Roni Cohen-Pavon, the former chief revenue officer of crypto lending platform Celsius, will not be sentenced on Dec. 11 after former CEO Alex Mashinsky reached an agreement with United States prosecutors.
In a Dec. 9 filing in the US District Court for the Southern District of New York, Judge John Koeltl approved a request by US Attorney Damian Williams to cancel Cohen-Pavon’s sentencing hearing until after Mashinsky’s, which is scheduled for April 2025. Williams said Cohen-Pavon provided information that “may be relevant” in Mashinsky’s sentencing hearing.
John Koeltl ordered both parties to report on April 18 — ten days after Mashinsky’s scheduled hearing — for an update.
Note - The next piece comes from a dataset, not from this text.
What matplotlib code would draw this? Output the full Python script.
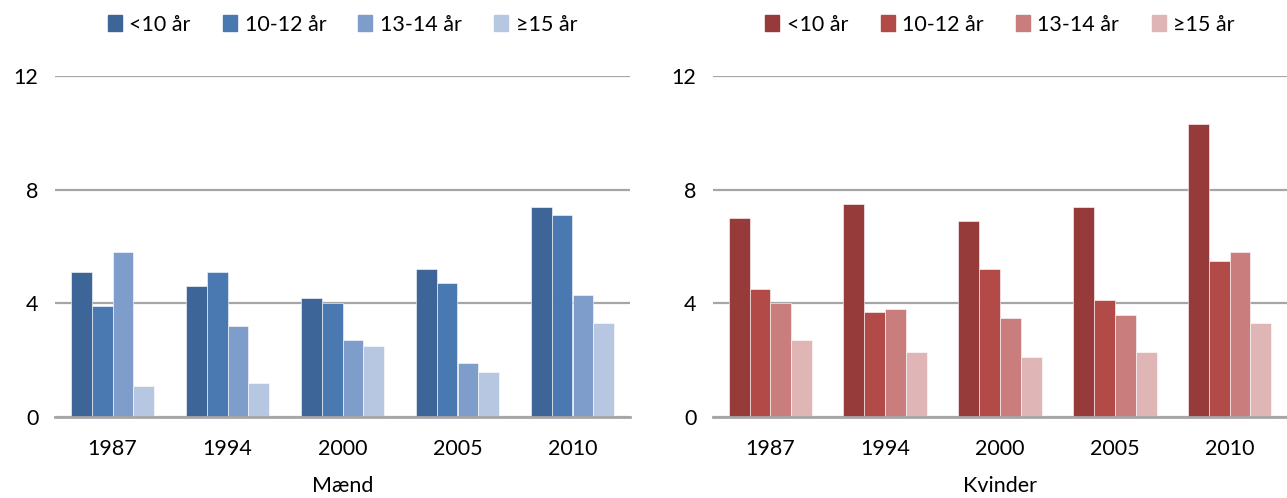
import matplotlib
matplotlib.use("Agg")
import matplotlib.pyplot as plt
import numpy as np
from matplotlib.patches import Patch

plt.rcParams['font.family'] = ['Lato', 'DejaVu Sans']

years = ['1987', '1994', '2000', '2005', '2010']
series = ['<10 år', '10-12 år', '13-14 år', '≥15 år']

maend_lt10 = [5.1, 4.6, 4.2, 5.2, 7.4]
maend_10_12 = [3.9, 5.1, 4.0, 4.7, 7.1]
maend_13_14 = [5.8, 3.2, 2.7, 1.9, 4.3]
maend_ge15 = [1.1, 1.2, 2.5, 1.6, 3.3]

kvinder_lt10 = [7.0, 7.5, 6.9, 7.4, 10.3]
kvinder_10_12 = [4.5, 3.7, 5.2, 4.1, 5.5]
kvinder_13_14 = [4.0, 3.8, 3.5, 3.6, 5.8]
kvinder_ge15 = [2.7, 2.3, 2.1, 2.3, 3.3]

blue = ['#3E6597', '#4A78B1', '#7F9DCA', '#B7C6E1']
red = ['#963B3A', '#B24A47', '#C97D7C', '#DFB5B5']

W, H = 1287, 498
fig = plt.figure(figsize=(W / 100, H / 100), dpi=100)

panels = [
    (55, 630, [maend_lt10, maend_10_12, maend_13_14, maend_ge15], blue, 'Mænd'),
    (713, 1287, [kvinder_lt10, kvinder_10_12, kvinder_13_14, kvinder_ge15], red, 'Kvinder'),
]

fs = 15.5
y0, y12 = 417, 76
for (xl, xr, data, cols, label) in panels:
    ax = fig.add_axes([xl / W, (H - y0) / H, (xr - xl) / W, (y0 - y12) / H])
    x = np.arange(len(years))
    bw = 0.182
    for i, (vals, c) in enumerate(zip(data, cols)):
        ax.bar(x + (i - 1.5) * bw, vals, width=bw, color=c, zorder=3,
               edgecolor='white', linewidth=0.4)
    ax.set_xlim(-0.5, len(years) - 0.5)
    ax.set_ylim(0, 12)
    ax.set_yticks([0, 4, 8, 12])
    ax.set_xticks(x)
    ax.set_xticklabels(years)
    for s in ax.spines.values():
        s.set_visible(False)
    ax.grid(axis='y', color='#A6A6A6', linewidth=1.6, zorder=0)
    ax.axhline(0, color='#A6A6A6', linewidth=2, zorder=4, clip_on=False)
    ax.tick_params(axis='both', length=0, labelsize=fs, colors='black')
    ax.tick_params(axis='y', pad=12)
    ax.tick_params(axis='x', pad=16)
    ax.set_xlabel(label, fontsize=fs, labelpad=12)
    handles = [Patch(color=c) for c in cols]
    ax.legend(handles, series, ncol=4, loc='center', bbox_to_anchor=(0.5, 1.15),
              frameon=False, fontsize=fs, handlelength=0.65, handleheight=0.75,
              handletextpad=0.35, columnspacing=1.5)

fig.savefig('out.png', dpi=100)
He could determine whether to send the former Celsius executive to prison after Cohen-Pavon pleaded guilty to four felony charges.
The decision followed Mashinsky’s seemingly unexpected agreement to plead guilty to two charges on Dec. 3 as part of a deal with prosecutors. He could face up to 30 years in prison if given the maximum sentence on both charges, served consecutively.
Mashinsky and Cohen-Pavon were indicted in July 2023 for charges related to misleading Celsius users and profiting from price manipulation. Cohen-Pavon was not in the US when the indictment was filed and initially pleaded not guilty to the charges.
After his arrest in September 2023, Cohen-Pavon pleaded guilty to conspiracy to commit price manipulation, securities fraud, manipulation of security prices and wire fraud. He has been awaiting sentencing for more than a year.
Could Cohen-Pavon influence whether Mashinsky goes to prison?
It’s unclear how Cohen-Pavon’s guilty plea and any information he provided in court could affect the judge’s consideration at Mashinsky’s sentencing. The former Celsius CEO admitted to lying to users about the platform having approval from US regulators and not selling his CEL (CEL) token holdings. He agreed to forfeit $48 million in proceeds from the scheme.
Cohen-Pavon has been free to travel between New York and Israel after posting a $500,000 bond. Judge Koeltl also allowed the former Celsius executive to travel to Singapore in September, leading to speculation that he might have attended the Token2049 crypto conference scheduled the same week.
Related: Celsius to distribute additional $127M from ‘Litigation Recovery Account’
Celsius, which filed for bankruptcy in 2022, was one of the biggest crypto platforms to collapse amid a market downturn that resulted in millions of users being cut off from a combined billions of dollars held in accounts. Former FTX CEO Sam Bankman-Fried and former Binance CEO Changpeng Zhao were both sentenced to time in prison on different charges.
In November, a bankruptcy judge approved a Celsius reorganization plan, setting the stage for debtors to distribute roughly $2 billion to the platform’s creditors. The company reported in September that it planned to begin repaying customers by 2025.